→ SUPPLIED MATERIAL
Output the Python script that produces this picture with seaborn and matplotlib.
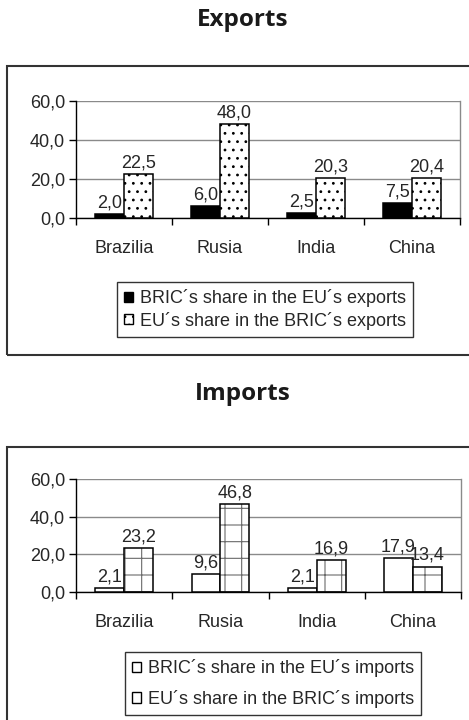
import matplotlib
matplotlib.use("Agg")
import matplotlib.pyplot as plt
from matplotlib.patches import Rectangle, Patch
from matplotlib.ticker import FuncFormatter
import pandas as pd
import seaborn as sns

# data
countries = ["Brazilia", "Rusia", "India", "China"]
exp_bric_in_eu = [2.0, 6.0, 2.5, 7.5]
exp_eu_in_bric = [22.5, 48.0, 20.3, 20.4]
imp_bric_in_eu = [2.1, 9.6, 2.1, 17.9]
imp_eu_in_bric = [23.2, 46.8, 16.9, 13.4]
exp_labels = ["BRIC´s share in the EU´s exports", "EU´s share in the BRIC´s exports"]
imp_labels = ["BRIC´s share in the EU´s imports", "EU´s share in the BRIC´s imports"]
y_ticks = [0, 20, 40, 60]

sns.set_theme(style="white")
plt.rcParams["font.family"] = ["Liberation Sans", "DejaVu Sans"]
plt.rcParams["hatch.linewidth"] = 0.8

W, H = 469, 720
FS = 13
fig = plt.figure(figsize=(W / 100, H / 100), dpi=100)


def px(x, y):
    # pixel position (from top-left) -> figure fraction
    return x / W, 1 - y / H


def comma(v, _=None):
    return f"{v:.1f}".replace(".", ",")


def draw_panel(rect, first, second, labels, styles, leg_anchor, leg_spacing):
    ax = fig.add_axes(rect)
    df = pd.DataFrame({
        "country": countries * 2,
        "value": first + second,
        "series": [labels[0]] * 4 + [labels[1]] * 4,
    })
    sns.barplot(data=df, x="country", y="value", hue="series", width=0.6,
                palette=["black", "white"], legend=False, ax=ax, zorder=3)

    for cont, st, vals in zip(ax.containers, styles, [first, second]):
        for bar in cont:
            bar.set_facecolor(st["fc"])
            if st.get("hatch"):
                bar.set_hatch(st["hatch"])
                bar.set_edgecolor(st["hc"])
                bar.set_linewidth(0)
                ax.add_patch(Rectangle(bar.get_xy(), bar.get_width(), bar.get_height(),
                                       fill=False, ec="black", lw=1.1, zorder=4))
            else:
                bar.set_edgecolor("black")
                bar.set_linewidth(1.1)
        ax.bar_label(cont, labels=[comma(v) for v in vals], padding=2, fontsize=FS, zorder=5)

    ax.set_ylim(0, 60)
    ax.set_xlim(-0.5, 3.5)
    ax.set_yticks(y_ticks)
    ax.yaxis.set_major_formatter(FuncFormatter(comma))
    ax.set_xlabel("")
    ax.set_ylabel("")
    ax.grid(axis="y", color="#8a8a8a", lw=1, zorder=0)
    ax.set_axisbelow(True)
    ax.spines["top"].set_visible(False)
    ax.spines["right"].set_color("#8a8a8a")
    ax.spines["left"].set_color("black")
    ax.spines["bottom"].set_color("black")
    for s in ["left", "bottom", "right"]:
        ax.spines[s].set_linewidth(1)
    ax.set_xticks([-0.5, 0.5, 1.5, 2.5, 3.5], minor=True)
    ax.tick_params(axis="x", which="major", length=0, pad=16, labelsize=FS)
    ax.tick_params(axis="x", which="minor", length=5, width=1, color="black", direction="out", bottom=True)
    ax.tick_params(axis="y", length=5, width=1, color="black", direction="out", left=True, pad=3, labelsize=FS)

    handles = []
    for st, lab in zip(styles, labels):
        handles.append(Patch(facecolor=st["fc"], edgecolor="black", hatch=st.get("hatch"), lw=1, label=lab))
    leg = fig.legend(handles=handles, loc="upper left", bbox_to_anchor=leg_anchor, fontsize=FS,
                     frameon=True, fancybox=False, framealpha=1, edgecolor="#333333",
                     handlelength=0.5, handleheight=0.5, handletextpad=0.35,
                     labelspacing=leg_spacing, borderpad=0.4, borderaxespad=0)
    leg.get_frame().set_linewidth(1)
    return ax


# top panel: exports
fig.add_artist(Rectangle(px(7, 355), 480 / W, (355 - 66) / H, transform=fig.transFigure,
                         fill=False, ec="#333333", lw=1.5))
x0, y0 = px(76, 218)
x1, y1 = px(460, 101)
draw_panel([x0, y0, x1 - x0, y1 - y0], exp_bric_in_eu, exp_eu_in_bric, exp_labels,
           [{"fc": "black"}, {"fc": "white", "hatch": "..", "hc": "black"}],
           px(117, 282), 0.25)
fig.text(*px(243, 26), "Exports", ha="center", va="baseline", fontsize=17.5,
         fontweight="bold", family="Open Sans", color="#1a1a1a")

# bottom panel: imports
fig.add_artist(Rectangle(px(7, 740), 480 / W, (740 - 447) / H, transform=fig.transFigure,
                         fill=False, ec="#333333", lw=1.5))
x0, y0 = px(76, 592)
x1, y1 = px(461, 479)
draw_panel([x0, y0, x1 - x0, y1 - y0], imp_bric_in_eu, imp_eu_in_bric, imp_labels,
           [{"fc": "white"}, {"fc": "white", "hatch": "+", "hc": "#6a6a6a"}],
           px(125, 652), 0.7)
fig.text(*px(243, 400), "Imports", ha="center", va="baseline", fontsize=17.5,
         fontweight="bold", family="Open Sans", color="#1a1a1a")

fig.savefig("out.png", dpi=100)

→ WHAT IS BEING ASKED
Everything from the first line of the listing above through the line that contains "import seaborn as sns" is to be restated word for word, minus the pictures.

→ RESPONSE BELOW
Output the Python script that produces this picture with seaborn and matplotlib.
import matplotlib
matplotlib.use("Agg")
import matplotlib.pyplot as plt
from matplotlib.patches import Rectangle, Patch
from matplotlib.ticker import FuncFormatter
import pandas as pd
import seaborn as sns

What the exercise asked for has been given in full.